— Recorded information —
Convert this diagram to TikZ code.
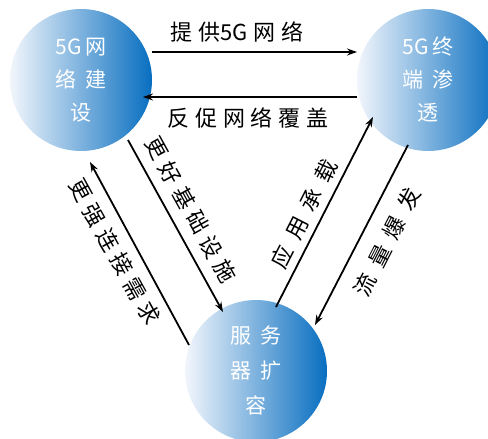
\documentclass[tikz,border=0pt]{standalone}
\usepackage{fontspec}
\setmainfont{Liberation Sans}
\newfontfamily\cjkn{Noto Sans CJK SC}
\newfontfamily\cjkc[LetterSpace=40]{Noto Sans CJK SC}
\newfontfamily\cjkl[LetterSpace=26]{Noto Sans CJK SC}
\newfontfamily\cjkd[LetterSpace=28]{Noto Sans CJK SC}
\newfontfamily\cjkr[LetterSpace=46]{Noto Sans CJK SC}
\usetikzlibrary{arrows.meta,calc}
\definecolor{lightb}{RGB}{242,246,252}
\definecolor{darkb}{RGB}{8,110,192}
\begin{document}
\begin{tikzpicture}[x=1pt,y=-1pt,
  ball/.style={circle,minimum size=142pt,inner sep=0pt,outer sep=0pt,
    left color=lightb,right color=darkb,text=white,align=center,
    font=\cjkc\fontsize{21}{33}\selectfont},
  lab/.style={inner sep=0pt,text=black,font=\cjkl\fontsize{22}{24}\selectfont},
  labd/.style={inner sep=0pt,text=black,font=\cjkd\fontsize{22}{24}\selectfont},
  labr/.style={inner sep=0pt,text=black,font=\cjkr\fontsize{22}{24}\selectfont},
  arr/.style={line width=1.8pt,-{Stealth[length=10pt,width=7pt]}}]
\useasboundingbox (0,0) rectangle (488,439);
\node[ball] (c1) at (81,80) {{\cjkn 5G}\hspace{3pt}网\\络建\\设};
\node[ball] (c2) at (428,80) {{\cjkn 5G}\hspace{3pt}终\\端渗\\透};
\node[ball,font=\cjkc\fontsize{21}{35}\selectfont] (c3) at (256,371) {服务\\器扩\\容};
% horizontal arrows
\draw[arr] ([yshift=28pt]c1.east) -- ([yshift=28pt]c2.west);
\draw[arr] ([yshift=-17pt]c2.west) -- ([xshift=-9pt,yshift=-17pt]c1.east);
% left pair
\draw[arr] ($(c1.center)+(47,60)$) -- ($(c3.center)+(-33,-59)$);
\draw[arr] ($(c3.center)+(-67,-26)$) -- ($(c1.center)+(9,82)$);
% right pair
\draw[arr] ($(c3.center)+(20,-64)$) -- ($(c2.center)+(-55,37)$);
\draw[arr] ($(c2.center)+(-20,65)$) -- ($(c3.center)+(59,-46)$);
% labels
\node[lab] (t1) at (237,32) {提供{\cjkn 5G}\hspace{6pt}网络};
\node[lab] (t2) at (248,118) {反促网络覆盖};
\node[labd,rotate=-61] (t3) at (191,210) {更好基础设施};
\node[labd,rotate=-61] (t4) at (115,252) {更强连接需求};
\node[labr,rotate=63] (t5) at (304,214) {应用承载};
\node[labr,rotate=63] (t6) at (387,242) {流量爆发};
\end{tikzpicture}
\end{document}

--

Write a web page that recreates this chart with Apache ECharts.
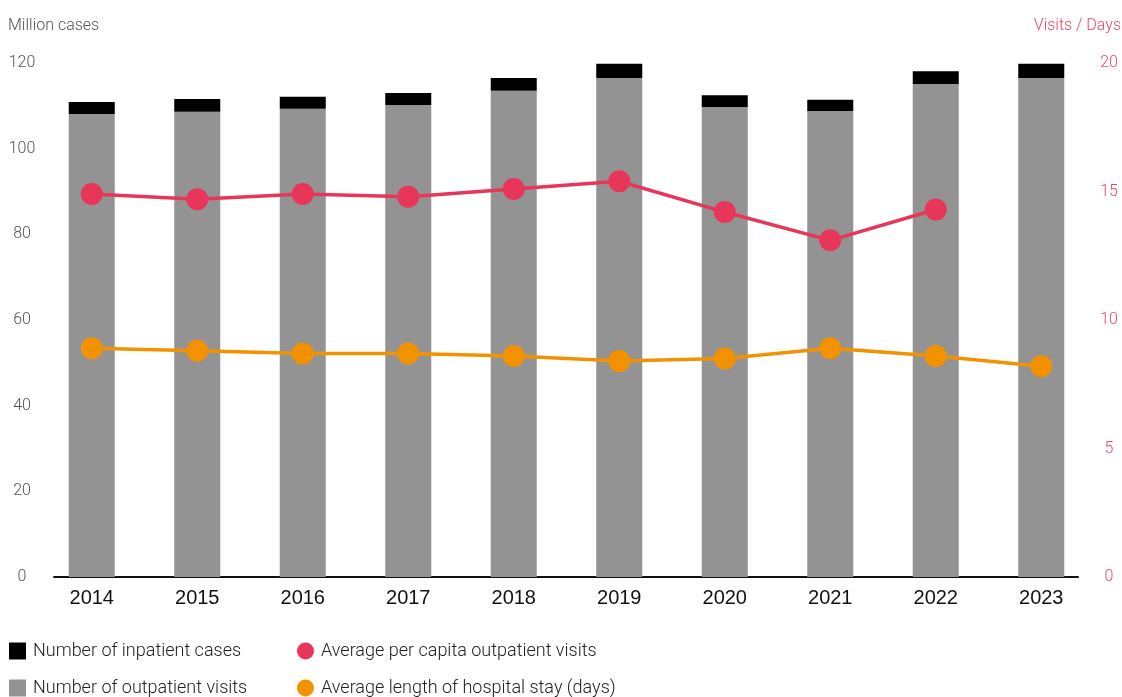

--

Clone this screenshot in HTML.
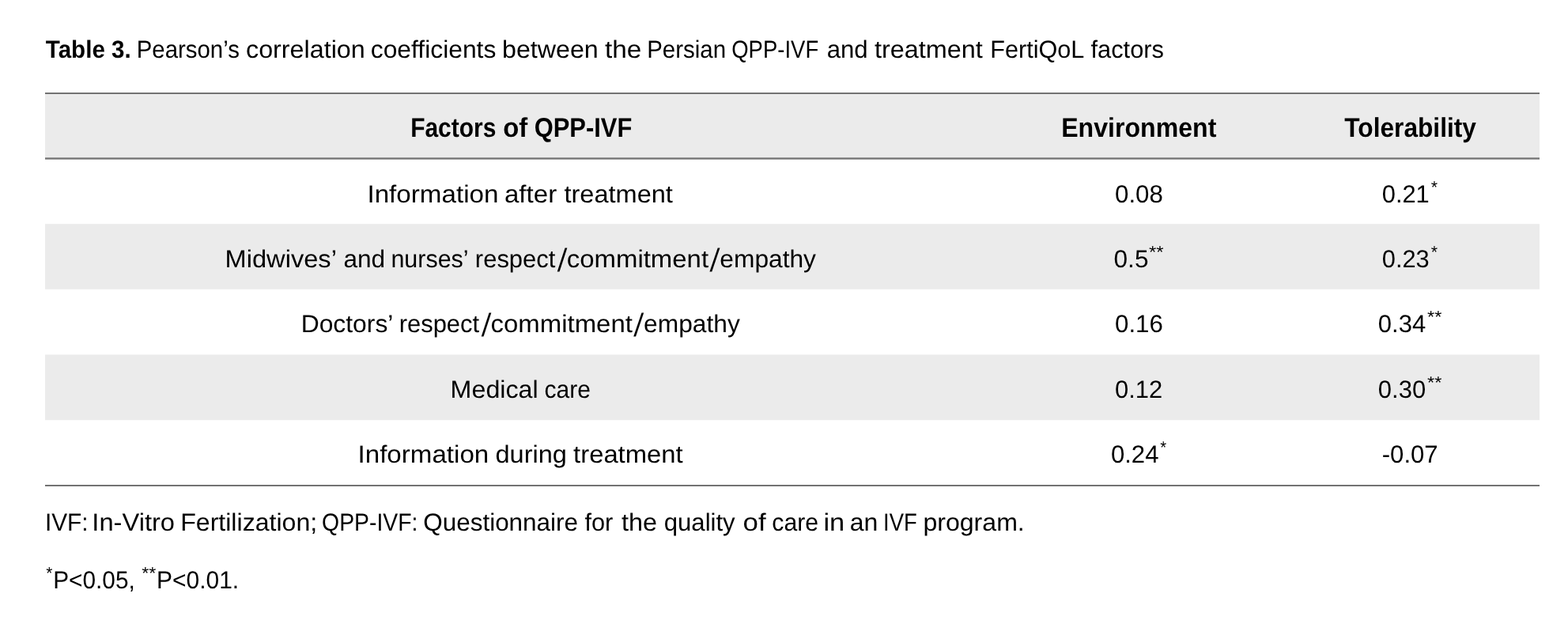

— What needs to be done —
Search the records above for "this". Copy each line where it is found.

— Full solution —
Convert this diagram to TikZ code.
Write a web page that recreates this chart with Apache ECharts.
Clone this screenshot in HTML.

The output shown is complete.